Revista Opinión
Llevo dos días encerrado en mi casa y ya estoy harto. Desde que el gobierno decretó el estado de alarma y obligó a todo el mundo a permanecer confinado en sus viviendas, como medida drástica para frenar la expansión de una pandemia por coronavirus que cada vez se extiende por más países, no sé qué hacer tantas horas sin hacer nada, enclaustrado entre cuatro paredes. Han pasado sólo dos días, de los quince que, en principio, debemos estar sin salir, y ya doy muestras de cierta desesperación y hartazgo.
Al principio -en realidad, el primer día-, me entretuve en reírme de la situación por la histeria de la gente haciendo acopio de papel higiénico y con los “wassas” de memes que rebotaba con amigos y la familia. Pero pronto se hicieron reiterativos, tanto los memes como las noticias de la tele, y al segundo día ya eran insoportables. Tanto como el gesto, se supone de solidaridad, de salir a los balcones a aplaudir al personal sanitario que atiende en los hospitales a los contagiados por la epidemia (quiero pensar que también por tratar a todos los demás enfermos).

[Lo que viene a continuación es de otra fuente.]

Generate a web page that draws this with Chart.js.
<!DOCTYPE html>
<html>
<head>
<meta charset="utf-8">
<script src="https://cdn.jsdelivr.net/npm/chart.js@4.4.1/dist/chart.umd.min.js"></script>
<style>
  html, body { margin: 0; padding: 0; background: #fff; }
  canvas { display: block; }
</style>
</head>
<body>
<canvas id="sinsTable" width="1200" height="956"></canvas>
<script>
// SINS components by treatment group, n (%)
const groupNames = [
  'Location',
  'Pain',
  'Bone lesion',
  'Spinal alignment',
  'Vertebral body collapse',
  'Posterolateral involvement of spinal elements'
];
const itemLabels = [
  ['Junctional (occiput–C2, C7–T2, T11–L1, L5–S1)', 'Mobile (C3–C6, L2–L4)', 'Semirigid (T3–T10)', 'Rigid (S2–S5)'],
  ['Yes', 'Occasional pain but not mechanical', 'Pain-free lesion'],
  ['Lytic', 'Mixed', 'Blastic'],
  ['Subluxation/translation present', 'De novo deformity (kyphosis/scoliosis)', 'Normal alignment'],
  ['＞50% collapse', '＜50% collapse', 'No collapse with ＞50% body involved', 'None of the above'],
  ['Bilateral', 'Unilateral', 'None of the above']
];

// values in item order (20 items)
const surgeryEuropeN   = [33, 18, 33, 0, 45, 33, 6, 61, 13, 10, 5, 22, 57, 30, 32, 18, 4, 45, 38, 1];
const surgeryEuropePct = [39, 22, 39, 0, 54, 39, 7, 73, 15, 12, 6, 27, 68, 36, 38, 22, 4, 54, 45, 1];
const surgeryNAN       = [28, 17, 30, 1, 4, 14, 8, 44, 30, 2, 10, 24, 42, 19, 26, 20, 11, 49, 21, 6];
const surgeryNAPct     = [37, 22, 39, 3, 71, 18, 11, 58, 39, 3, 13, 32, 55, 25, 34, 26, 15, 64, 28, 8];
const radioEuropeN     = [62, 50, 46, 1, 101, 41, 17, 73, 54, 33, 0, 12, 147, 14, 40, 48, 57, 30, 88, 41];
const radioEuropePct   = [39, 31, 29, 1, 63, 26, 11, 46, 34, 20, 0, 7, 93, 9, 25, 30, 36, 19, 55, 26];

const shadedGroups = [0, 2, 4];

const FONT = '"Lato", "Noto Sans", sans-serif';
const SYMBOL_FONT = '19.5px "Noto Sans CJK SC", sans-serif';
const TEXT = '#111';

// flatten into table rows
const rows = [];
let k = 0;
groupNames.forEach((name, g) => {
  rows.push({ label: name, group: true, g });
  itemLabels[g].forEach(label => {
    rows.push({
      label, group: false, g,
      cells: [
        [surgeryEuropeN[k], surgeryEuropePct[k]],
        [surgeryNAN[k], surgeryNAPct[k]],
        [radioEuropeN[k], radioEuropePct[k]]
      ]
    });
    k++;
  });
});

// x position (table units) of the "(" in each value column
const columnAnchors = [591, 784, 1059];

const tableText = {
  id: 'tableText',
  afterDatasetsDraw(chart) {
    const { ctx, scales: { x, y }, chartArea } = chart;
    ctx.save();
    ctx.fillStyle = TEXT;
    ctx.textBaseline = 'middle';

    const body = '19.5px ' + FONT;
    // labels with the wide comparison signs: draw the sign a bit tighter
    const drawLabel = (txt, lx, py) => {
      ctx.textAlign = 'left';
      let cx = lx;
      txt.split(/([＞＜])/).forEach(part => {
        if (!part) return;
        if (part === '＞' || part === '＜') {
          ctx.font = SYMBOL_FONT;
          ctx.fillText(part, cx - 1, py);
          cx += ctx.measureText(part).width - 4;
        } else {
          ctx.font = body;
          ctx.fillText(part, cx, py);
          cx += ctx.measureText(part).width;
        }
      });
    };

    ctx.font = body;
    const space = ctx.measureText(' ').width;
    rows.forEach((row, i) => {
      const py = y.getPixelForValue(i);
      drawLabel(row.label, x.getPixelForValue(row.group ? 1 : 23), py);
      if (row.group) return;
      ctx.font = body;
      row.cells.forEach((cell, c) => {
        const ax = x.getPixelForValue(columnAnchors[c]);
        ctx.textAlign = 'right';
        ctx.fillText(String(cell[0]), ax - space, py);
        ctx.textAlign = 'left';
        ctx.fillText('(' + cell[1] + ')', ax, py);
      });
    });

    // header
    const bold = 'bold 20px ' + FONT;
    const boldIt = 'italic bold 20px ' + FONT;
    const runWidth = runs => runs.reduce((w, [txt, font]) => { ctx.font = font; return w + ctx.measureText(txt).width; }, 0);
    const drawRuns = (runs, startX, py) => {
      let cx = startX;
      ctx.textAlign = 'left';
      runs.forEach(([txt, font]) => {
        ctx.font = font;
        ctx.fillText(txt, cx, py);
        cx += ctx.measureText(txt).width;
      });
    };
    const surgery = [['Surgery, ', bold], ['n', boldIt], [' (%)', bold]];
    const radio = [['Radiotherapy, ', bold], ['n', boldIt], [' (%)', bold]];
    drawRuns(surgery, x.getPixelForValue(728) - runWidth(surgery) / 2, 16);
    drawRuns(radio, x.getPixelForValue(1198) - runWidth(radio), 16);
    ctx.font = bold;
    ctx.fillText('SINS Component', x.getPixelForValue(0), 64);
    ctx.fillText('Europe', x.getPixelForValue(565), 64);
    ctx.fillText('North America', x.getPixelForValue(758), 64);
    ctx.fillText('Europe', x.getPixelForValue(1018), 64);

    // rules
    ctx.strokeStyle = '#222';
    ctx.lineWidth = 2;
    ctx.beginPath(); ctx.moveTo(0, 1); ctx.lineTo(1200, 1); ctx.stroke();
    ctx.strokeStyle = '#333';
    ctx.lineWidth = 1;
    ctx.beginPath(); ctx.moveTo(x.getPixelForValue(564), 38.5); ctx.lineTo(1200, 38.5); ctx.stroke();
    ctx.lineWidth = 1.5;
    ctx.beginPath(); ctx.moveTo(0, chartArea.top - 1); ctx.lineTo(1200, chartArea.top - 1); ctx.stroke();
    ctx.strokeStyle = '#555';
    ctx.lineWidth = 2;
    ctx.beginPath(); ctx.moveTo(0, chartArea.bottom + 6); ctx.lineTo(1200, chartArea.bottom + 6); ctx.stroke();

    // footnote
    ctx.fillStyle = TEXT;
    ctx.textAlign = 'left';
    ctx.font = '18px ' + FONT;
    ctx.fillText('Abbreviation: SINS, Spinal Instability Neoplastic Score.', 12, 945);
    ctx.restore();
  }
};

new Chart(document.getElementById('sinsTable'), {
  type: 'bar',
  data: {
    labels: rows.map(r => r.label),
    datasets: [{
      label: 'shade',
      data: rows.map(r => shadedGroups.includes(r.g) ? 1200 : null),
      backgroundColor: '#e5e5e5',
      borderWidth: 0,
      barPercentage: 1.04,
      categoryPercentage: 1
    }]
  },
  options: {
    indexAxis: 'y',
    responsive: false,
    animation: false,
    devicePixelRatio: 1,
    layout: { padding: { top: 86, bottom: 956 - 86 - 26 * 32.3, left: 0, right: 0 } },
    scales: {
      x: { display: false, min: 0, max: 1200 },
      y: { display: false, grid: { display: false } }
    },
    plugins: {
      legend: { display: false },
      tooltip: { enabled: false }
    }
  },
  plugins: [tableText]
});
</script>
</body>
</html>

Me irrita un comportamiento que, además de imitar como monos una idea espontánea que surgió en otros países, se asume como ejemplo de empatía y solidaridad hacia el colectivo profesional que debe atendernos en los centros sanitarios. Y me molesta porque las muestras de apoyo y comprensión que solemos manifestar son aquellas que nos resultan cómodas y baratas. Si exigieran algún sacrificio o gasto, ya no serían tantos los que se adhirieran a ellas. Salir a aplaudir, para que nos vea todo el vecindario, es lo más fácil: reconforta nuestra propia autoestima más que otra cosa. Lo malo de todo ello es que, si al segundo día de estar enclaustrado en mi casa ya estoy a disgusto con la hipocresía pública que esta situación saca a relucir, mal voy a soportar tanto cautiverio. Vamos: que mal empezamos.